(WHAT THIS TASK INVOLVES)
Copy the lines of the data below exactly, starting at the first and stopping after the line that contains "from matplotlib.ticker import MultipleLocator"; include no pictures.

(DATA SEGMENT)
****************

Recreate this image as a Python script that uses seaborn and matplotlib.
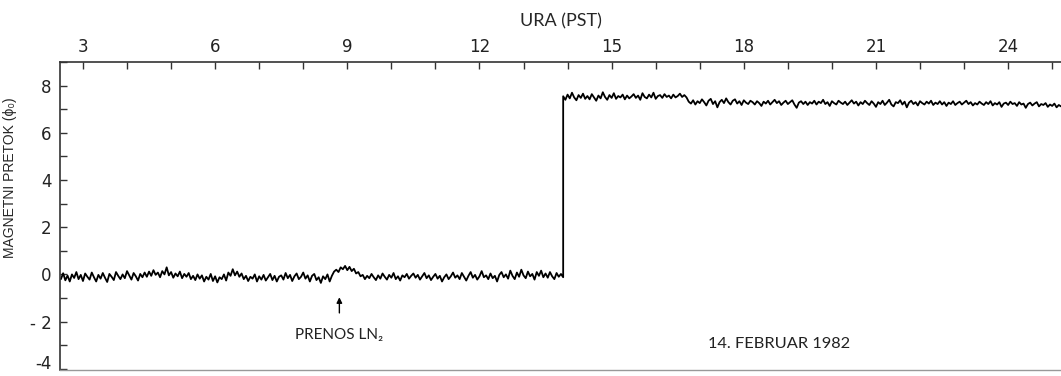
import numpy as np
import pandas as pd
import seaborn as sns
import matplotlib.pyplot as plt
from matplotlib.ticker import MultipleLocator

# ---- data ----
# flux before the event, every 0.05 h from 2.5 to 13.9
flux_before = [
    -0.2, 0.05, -0.25, -0.05, -0.3, 0.0, -0.15, 0.1, -0.2, -0.02, -0.28, 0.04, -0.1, -0.22, 0.08, -0.12, -0.3, -0.02, -0.18, 0.06,
    -0.14, -0.32, 0.02, -0.1, -0.24, 0.1, -0.06, -0.2, 0.0, -0.16, 0.14, -0.04, -0.22, 0.06, -0.08, -0.26, 0.02, -0.12, 0.08, -0.1,
    0.12, -0.06, 0.18, -0.02, 0.08, -0.12, 0.14, 0.0, 0.3, -0.04, 0.1, -0.14, 0.04, -0.08, 0.12, -0.16, 0.02, -0.1, 0.06, -0.2,
    -0.06, -0.24, 0.0, -0.18, -0.04, -0.3, -0.1, -0.22, 0.02, -0.28, -0.08, -0.34, -0.12, -0.2, 0.0, -0.26, 0.08, -0.06, 0.22, -0.04,
    0.12, -0.1, 0.04, -0.2, -0.06, -0.28, -0.1, -0.18, 0.0, -0.3, -0.08, -0.22, -0.02, -0.26, -0.12, 0.02, -0.24, -0.06, -0.3, -0.1,
    -0.04, -0.22, 0.06, -0.16, -0.02, -0.28, -0.08, 0.04, -0.2, -0.1, 0.08, -0.18, -0.04, -0.3, -0.06, 0.02, -0.24, -0.12, -0.36, -0.08,
    -0.2, 0.0, -0.3, -0.06, 0.12, 0.2, 0.1, 0.3, 0.22, 0.36, 0.18, 0.32, 0.14, 0.24, 0.04, 0.1, -0.08, -0.02, -0.2, -0.06,
    -0.16, 0.02, -0.12, -0.24, -0.04, -0.18, 0.04, -0.1, -0.22, -0.02, -0.14, 0.06, -0.2, -0.08, -0.26, -0.04, -0.12, 0.02, -0.18, -0.06,
    0.04, -0.14, -0.02, -0.22, -0.08, 0.06, -0.16, -0.04, -0.24, -0.1, 0.02, -0.18, -0.06, -0.3, -0.12, 0.0, -0.2, -0.08, 0.08, -0.14,
    -0.04, -0.2, 0.06, -0.1, -0.26, -0.06, 0.1, -0.14, -0.02, -0.22, -0.08, 0.14, -0.12, -0.04, -0.2, 0.04, -0.16, -0.06, -0.3, -0.02,
    0.1, -0.12, 0.0, -0.18, 0.16, -0.06, -0.2, 0.08, -0.1, 0.2, -0.04, -0.16, 0.12, -0.08, 0.02, -0.22, 0.1, -0.06, 0.16, -0.12,
    0.04, -0.14, 0.1, -0.08, -0.2, 0.06, -0.1, 0.02, -0.12,
]
# flux after the jump, every 0.05 h from 13.9 to 25.2
flux_after = [
    7.55, 7.4, 7.62, 7.46, 7.7, 7.5, 7.38, 7.6, 7.48, 7.66, 7.44, 7.56,
    7.42, 7.64, 7.5, 7.36, 7.58, 7.46, 7.72, 7.52, 7.4, 7.6, 7.48, 7.68, 7.44, 7.56, 7.5, 7.62, 7.42, 7.58, 7.46, 7.54,
    7.64, 7.48, 7.58, 7.4, 7.68, 7.52, 7.46, 7.62, 7.5, 7.7, 7.44, 7.56, 7.6, 7.48, 7.64, 7.52, 7.58, 7.46, 7.62, 7.5,
    7.56, 7.66, 7.52, 7.6, 7.5, 7.32, 7.24, 7.38, 7.2, 7.34, 7.26, 7.42, 7.3, 7.16, 7.36, 7.44, 7.22, 7.34, 7.08, 7.3,
    7.4, 7.26, 7.46, 7.3, 7.2, 7.36, 7.42, 7.24, 7.34, 7.18, 7.38, 7.28, 7.22, 7.36, 7.3, 7.2, 7.34, 7.26, 7.14, 7.32,
    7.24, 7.36, 7.2, 7.3, 7.4, 7.26, 7.34, 7.18, 7.28, 7.36, 7.22, 7.3, 7.38, 7.2, 7.06, 7.28, 7.34, 7.22, 7.32, 7.18,
    7.3, 7.24, 7.36, 7.2, 7.32, 7.26, 7.4, 7.22, 7.3, 7.14, 7.34, 7.26, 7.2, 7.36, 7.28, 7.22, 7.32, 7.18, 7.28, 7.38,
    7.24, 7.32, 7.16, 7.3, 7.22, 7.36, 7.26, 7.18, 7.34, 7.24, 7.1, 7.3, 7.22, 7.36, 7.18, 7.28, 7.4, 7.2, 7.12, 7.3,
    7.26, 7.38, 7.2, 7.32, 7.08, 7.28, 7.36, 7.22, 7.3, 7.16, 7.34, 7.26, 7.2, 7.32, 7.24, 7.36, 7.18, 7.28, 7.22, 7.34,
    7.2, 7.3, 7.14, 7.28, 7.22, 7.34, 7.18, 7.26, 7.32, 7.2, 7.28, 7.36, 7.22, 7.3, 7.16, 7.26, 7.2, 7.32, 7.24, 7.18,
    7.3, 7.22, 7.34, 7.16, 7.26, 7.2, 7.3, 7.1, 7.24, 7.28, 7.18, 7.32, 7.22, 7.26, 7.14, 7.3, 7.2, 7.24, 7.06, 7.22,
    7.28, 7.16, 7.24, 7.3, 7.12, 7.22, 7.18, 7.26, 7.1, 7.2, 7.14, 7.24, 7.08, 7.18, 7.12,
]
hours_before = np.linspace(2.5, 13.9, len(flux_before))
hours_after = np.linspace(13.9, 25.2, len(flux_after))

x_ticks = [3, 6, 9, 12, 15, 18, 21, 24]
y_ticks = [-4, -2, 0, 2, 4, 6, 8]
y_tick_labels = ['-4', '- 2', '0', '2', '4', '6', '8']

df = pd.DataFrame({
    'ura': np.concatenate([hours_before, hours_after]),
    'pretok': flux_before + flux_after,
})

sns.set_style('white')
fig = plt.figure(figsize=(10.61, 3.76), dpi=100)
# axes box: left spine at x=60 px, top spine at y=62 px, bottom at y=370 px
ax = fig.add_axes([0.0566, 0.016, 0.9434, 0.819])

sns.lineplot(x='ura', y='pretok', data=df, ax=ax, sort=False, estimator=None,
             color='black', linewidth=1.3)

ax.set_xlim(2.48, 25.2)
ax.set_ylim(-4.05, 9.0)

# x axis on top
ax.xaxis.tick_top()
ax.xaxis.set_label_position('top')
ax.set_xticks(x_ticks)
ax.xaxis.set_minor_locator(MultipleLocator(1))
ax.set_yticks(y_ticks)
ax.set_yticklabels(y_tick_labels)
ax.yaxis.set_minor_locator(MultipleLocator(1))
ax.tick_params(axis='both', which='both', direction='in', length=5, width=1,
               color='#333333', labelsize=12, labelcolor='#222222')
ax.tick_params(axis='x', which='both', top=True, bottom=False, pad=4)
ax.tick_params(axis='y', which='both', left=True, right=False, pad=6)
# keep the lowest label inside the picture
ax.get_yticklabels()[0].set_va('baseline')

for side in ['top', 'left']:
    ax.spines[side].set_color('#333333')
    ax.spines[side].set_linewidth(1.2)
ax.spines['bottom'].set_color('#999999')
ax.spines['bottom'].set_linewidth(1)
ax.spines['right'].set_visible(False)

ax.set_xlabel('URA (PST)', family=['Lato', 'DejaVu Sans'], fontsize=13,
              labelpad=9)
ax.set_ylabel('MAGNETNI PRETOK (ϕ₀)', family=['Liberation Sans', 'DejaVu Sans'],
              fontsize=10)
ax.yaxis.set_label_coords(-0.043, 0.623)

# LN2 transfer arrow and notes
ax.annotate('', xy=(8.82, -0.85), xytext=(8.82, -1.75),
            arrowprops=dict(arrowstyle='-|>', color='black', lw=1,
                            mutation_scale=8))
ax.text(8.82, -2.55, 'PRENOS LN₂', ha='center', va='center', fontsize=11,
        family=['Lato', 'DejaVu Sans'], color='#222222')
ax.text(18.8, -2.95, '14. FEBRUAR 1982', ha='center', va='center',
        fontsize=11.8, family=['Lato', 'DejaVu Sans'], color='#222222')

fig.savefig('out.png', dpi=100)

****************

(THE COMPLETED TASK)
Recreate this image as a Python script that uses seaborn and matplotlib.
import numpy as np
import pandas as pd
import seaborn as sns
import matplotlib.pyplot as plt
from matplotlib.ticker import MultipleLocator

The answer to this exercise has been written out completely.